▶ [WRITTEN EXERCISE]:
Retype only the lines below from the one with "Rebuild this chart" to the one with "from matplotlib.transforms import", inclusive, skipping every image.

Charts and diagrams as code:
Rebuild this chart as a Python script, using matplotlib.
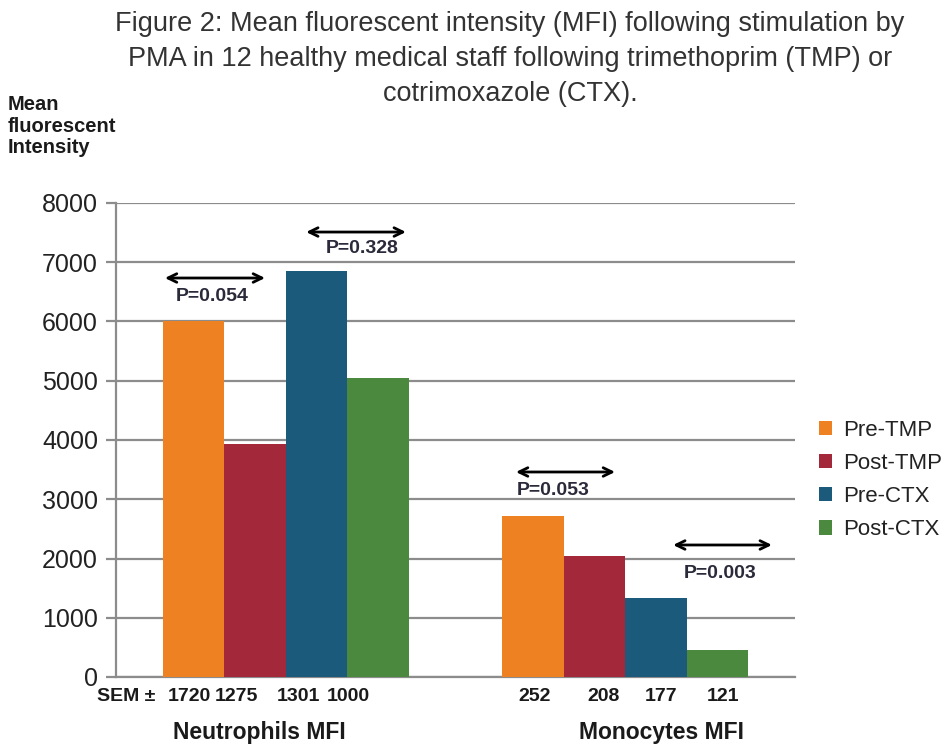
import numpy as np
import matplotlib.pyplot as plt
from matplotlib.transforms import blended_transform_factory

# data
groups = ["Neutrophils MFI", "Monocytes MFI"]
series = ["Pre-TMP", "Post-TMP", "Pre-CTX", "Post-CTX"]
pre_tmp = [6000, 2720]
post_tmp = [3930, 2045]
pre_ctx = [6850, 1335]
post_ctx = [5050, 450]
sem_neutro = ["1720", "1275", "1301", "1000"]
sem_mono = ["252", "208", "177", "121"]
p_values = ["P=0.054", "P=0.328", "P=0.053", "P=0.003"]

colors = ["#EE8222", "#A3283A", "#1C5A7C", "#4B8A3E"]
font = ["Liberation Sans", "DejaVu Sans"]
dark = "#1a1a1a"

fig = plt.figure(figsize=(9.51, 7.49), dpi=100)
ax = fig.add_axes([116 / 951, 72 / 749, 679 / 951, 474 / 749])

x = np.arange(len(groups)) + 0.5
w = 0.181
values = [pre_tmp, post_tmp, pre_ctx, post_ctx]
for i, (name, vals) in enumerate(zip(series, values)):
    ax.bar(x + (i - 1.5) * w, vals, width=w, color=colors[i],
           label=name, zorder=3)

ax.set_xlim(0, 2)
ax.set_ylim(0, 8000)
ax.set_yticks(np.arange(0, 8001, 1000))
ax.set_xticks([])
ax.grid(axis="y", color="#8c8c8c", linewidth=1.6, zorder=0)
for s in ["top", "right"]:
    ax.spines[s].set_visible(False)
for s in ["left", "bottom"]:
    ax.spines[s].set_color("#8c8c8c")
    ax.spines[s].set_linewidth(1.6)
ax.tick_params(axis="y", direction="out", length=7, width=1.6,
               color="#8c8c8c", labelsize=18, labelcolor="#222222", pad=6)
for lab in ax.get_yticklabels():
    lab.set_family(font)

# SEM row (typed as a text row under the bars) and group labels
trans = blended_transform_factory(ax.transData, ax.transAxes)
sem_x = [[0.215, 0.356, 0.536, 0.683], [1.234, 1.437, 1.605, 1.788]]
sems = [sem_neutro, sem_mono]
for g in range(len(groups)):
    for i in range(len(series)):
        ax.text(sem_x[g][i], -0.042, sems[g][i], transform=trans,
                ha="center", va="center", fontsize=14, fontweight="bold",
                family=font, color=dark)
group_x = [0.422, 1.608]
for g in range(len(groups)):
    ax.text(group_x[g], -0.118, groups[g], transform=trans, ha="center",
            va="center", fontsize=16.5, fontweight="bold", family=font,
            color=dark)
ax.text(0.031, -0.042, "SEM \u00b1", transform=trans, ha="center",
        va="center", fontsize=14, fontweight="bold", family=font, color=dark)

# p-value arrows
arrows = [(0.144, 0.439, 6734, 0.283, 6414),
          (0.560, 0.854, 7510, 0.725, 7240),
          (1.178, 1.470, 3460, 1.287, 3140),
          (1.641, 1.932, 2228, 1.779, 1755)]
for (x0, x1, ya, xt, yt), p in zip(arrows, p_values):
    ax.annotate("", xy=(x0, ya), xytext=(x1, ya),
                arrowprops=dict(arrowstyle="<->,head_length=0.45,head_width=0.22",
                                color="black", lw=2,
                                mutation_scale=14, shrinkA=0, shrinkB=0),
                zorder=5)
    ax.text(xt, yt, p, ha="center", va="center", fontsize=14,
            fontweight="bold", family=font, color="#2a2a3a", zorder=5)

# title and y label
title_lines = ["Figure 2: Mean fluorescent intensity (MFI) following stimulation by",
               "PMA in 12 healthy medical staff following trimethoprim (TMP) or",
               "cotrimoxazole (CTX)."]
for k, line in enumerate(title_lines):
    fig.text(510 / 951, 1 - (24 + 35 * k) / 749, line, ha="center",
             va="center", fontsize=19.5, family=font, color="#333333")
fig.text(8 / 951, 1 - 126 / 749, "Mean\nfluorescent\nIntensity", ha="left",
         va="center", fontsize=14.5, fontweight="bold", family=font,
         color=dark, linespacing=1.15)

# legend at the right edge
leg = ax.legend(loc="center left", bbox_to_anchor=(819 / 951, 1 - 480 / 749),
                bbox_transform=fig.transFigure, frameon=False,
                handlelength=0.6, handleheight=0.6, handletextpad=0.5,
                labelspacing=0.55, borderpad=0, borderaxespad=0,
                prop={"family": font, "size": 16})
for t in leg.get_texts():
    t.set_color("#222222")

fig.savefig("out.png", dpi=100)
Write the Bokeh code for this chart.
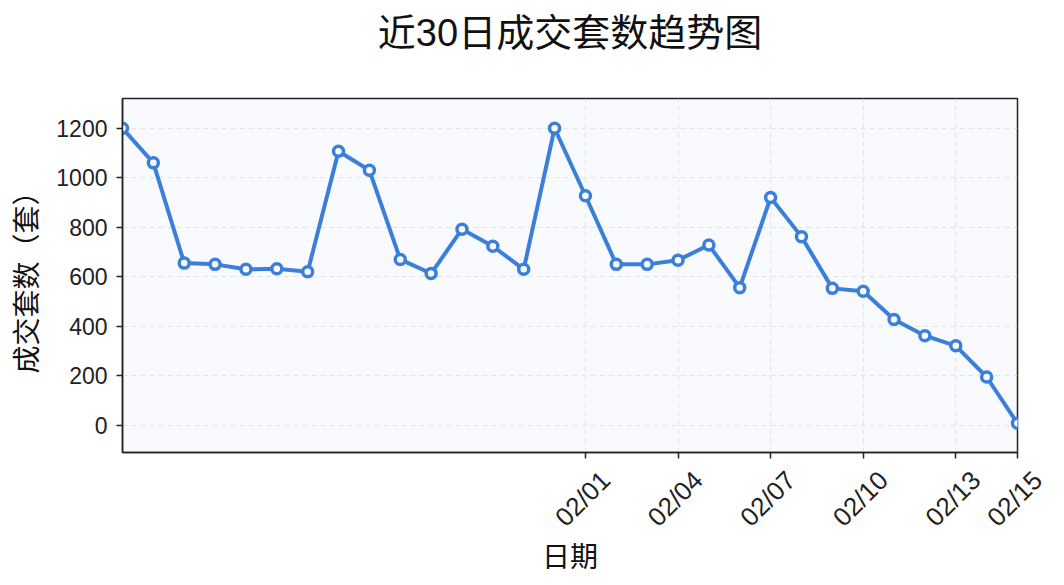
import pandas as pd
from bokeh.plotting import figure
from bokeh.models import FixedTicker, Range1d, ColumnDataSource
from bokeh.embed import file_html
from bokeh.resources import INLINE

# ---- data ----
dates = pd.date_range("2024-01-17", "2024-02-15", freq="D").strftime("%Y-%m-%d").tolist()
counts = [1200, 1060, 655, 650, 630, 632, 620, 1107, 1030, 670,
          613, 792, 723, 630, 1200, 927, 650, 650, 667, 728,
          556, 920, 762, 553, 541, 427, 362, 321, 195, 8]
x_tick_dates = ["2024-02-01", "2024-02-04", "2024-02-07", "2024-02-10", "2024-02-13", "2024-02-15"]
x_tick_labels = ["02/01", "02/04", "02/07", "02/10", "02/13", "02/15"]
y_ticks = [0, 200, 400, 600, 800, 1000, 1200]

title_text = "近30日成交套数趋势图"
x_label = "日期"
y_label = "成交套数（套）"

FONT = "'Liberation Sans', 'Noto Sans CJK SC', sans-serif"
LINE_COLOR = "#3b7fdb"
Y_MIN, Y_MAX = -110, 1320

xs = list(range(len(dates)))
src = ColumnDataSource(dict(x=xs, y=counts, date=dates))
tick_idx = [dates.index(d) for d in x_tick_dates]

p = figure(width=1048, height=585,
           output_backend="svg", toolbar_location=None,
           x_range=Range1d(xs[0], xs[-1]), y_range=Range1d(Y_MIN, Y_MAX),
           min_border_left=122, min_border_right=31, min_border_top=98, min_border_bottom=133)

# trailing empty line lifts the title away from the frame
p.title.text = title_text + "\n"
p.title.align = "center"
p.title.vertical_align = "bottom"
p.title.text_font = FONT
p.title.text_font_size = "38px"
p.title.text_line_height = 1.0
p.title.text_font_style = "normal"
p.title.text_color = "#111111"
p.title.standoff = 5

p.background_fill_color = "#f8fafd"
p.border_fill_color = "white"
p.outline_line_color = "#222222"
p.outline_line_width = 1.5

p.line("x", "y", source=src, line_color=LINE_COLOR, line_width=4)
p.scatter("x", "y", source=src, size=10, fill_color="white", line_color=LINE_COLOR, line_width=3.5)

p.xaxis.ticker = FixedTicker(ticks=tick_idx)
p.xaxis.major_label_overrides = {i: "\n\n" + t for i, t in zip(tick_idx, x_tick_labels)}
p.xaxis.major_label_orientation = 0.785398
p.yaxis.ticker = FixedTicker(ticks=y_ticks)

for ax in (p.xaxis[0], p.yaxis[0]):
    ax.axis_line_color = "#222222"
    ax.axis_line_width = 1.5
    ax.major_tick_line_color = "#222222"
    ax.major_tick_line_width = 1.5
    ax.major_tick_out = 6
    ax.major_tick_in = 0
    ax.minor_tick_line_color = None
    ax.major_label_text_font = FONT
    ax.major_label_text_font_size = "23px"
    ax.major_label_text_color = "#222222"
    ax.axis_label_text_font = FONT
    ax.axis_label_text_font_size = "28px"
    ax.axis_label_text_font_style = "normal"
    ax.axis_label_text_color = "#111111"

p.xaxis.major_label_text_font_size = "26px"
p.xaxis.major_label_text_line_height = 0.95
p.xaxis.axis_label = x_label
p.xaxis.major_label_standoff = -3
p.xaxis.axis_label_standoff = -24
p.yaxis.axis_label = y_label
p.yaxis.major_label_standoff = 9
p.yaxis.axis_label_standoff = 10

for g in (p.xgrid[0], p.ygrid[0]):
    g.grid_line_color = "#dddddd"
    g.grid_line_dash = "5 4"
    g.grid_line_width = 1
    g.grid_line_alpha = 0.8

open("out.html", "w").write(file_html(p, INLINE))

--

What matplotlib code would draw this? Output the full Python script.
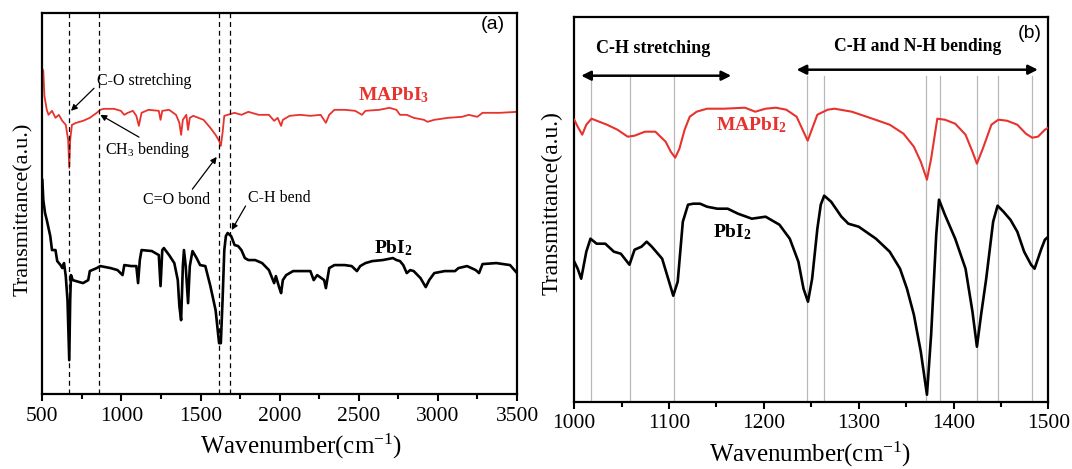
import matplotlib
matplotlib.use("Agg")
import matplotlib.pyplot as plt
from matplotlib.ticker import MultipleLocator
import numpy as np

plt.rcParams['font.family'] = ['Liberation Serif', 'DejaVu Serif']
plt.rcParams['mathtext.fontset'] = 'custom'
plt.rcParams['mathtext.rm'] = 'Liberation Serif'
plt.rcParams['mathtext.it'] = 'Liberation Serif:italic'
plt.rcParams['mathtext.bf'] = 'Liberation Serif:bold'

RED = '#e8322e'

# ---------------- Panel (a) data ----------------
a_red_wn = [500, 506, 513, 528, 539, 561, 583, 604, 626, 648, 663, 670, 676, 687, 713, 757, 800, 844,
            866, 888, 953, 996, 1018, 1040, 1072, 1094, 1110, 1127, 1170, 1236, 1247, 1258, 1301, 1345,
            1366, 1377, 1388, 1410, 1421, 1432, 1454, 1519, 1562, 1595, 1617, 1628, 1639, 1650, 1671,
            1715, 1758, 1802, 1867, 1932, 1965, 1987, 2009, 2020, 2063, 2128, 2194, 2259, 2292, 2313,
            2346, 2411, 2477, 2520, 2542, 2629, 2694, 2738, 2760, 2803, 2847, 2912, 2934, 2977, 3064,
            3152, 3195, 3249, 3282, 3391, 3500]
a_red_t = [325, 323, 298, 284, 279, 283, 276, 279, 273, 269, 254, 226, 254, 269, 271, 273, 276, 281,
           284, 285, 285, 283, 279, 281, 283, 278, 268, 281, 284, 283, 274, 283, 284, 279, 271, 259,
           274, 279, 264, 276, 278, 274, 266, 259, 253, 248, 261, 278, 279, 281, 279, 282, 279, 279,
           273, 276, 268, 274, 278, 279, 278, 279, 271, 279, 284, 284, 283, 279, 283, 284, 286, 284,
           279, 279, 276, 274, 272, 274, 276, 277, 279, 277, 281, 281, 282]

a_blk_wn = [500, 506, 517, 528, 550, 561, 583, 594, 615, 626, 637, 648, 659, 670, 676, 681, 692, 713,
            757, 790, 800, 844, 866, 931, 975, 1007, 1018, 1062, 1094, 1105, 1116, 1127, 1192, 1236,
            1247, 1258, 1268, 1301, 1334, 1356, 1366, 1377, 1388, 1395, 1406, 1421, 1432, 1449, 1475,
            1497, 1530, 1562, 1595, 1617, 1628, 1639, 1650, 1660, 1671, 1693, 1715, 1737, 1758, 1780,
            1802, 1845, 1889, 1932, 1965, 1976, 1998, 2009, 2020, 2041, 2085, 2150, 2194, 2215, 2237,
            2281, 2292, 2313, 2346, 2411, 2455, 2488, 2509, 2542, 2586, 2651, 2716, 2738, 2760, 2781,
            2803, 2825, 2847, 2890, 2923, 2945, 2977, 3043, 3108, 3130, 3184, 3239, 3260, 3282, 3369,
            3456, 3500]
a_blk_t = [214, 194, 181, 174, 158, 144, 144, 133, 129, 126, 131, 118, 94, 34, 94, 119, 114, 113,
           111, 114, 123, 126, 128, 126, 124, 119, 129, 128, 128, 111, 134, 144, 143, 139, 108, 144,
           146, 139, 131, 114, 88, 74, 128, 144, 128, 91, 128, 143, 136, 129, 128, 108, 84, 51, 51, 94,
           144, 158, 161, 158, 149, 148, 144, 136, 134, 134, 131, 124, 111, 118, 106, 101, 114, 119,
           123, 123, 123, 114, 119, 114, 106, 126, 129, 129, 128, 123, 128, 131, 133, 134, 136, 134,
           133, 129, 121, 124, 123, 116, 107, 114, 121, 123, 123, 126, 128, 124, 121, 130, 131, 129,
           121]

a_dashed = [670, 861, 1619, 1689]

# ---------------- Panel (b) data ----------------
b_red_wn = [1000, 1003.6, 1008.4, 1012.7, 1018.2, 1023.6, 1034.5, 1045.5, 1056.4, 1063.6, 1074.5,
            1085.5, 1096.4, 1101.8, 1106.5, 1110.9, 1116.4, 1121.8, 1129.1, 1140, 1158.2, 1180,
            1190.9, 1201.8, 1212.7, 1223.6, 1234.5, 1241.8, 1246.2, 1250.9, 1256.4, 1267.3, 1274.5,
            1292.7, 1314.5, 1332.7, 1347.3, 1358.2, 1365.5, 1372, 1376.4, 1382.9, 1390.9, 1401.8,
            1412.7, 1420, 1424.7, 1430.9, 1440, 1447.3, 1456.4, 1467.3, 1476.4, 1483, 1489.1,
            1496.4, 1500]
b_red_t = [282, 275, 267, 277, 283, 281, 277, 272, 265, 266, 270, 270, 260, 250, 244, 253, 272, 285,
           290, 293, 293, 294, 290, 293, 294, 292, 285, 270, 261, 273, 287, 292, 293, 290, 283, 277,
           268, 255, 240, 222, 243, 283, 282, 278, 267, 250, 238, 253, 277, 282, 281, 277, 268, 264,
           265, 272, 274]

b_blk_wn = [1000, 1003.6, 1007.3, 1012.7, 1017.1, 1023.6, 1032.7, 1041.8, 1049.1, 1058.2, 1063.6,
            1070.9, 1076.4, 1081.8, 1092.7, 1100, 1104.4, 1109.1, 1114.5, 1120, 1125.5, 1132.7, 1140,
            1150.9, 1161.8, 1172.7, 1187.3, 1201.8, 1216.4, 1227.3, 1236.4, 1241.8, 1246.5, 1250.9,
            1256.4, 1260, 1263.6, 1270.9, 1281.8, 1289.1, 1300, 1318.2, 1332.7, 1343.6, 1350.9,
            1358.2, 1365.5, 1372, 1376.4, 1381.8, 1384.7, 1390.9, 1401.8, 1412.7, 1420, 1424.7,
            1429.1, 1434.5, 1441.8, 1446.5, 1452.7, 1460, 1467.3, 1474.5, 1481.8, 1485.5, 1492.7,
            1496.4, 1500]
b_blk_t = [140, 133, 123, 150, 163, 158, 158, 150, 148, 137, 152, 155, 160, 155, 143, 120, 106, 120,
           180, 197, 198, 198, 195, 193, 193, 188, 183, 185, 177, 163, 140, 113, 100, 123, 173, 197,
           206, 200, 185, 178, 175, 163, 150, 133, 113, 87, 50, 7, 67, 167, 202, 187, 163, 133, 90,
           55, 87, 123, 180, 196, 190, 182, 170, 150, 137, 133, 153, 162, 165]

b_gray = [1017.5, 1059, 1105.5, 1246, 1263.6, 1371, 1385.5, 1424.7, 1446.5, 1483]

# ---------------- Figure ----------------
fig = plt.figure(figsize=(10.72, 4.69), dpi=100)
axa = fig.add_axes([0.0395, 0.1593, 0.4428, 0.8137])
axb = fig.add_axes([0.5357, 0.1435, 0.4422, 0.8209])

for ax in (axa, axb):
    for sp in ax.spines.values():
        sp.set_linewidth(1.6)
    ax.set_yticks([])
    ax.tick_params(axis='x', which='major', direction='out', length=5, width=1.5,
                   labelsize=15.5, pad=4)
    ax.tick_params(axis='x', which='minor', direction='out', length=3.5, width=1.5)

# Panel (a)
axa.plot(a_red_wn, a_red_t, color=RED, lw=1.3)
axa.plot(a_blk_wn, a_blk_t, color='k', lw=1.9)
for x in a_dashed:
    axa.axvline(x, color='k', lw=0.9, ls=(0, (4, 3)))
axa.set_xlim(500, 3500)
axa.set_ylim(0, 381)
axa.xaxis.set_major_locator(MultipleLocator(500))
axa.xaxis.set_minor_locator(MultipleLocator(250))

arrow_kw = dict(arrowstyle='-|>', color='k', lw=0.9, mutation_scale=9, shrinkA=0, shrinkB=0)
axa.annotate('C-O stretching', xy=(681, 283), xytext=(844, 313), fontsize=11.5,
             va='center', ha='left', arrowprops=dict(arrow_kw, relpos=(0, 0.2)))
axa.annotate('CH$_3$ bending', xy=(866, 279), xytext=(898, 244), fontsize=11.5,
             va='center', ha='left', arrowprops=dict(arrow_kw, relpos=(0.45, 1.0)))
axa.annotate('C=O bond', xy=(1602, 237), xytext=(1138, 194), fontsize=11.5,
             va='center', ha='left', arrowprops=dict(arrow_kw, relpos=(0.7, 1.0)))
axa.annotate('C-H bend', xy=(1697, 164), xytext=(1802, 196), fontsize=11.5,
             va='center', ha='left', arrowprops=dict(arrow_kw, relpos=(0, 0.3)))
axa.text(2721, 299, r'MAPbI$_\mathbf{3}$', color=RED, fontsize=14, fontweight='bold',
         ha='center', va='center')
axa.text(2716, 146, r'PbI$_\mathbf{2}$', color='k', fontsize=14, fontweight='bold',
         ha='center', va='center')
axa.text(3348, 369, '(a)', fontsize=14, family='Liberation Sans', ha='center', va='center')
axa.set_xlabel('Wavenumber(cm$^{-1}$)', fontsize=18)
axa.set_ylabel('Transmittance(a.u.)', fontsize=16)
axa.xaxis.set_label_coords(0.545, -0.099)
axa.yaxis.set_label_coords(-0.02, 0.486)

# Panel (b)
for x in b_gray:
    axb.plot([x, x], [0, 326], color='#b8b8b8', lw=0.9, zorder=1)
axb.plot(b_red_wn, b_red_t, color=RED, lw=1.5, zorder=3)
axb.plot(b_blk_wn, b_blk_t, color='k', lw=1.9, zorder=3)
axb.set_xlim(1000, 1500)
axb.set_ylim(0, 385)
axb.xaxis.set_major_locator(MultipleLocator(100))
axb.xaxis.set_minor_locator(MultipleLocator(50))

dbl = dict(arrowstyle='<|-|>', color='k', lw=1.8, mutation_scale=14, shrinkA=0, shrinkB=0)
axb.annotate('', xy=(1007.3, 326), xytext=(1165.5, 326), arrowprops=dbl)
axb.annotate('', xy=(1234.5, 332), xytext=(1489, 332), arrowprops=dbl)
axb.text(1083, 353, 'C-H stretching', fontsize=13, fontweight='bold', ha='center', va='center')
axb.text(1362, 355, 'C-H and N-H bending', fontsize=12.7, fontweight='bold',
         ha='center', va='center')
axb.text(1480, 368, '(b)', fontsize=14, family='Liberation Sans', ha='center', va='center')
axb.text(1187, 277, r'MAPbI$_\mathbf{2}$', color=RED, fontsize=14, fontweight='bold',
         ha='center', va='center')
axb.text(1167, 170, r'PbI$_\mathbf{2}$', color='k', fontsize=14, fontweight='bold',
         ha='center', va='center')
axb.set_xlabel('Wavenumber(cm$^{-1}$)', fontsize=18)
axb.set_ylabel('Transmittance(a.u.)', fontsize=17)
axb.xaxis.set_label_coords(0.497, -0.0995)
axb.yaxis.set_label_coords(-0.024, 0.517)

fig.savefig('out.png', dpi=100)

▶ [THE RESULT]:
Rebuild this chart as a Python script, using matplotlib.
import numpy as np
import matplotlib.pyplot as plt
from matplotlib.transforms import blended_transform_factory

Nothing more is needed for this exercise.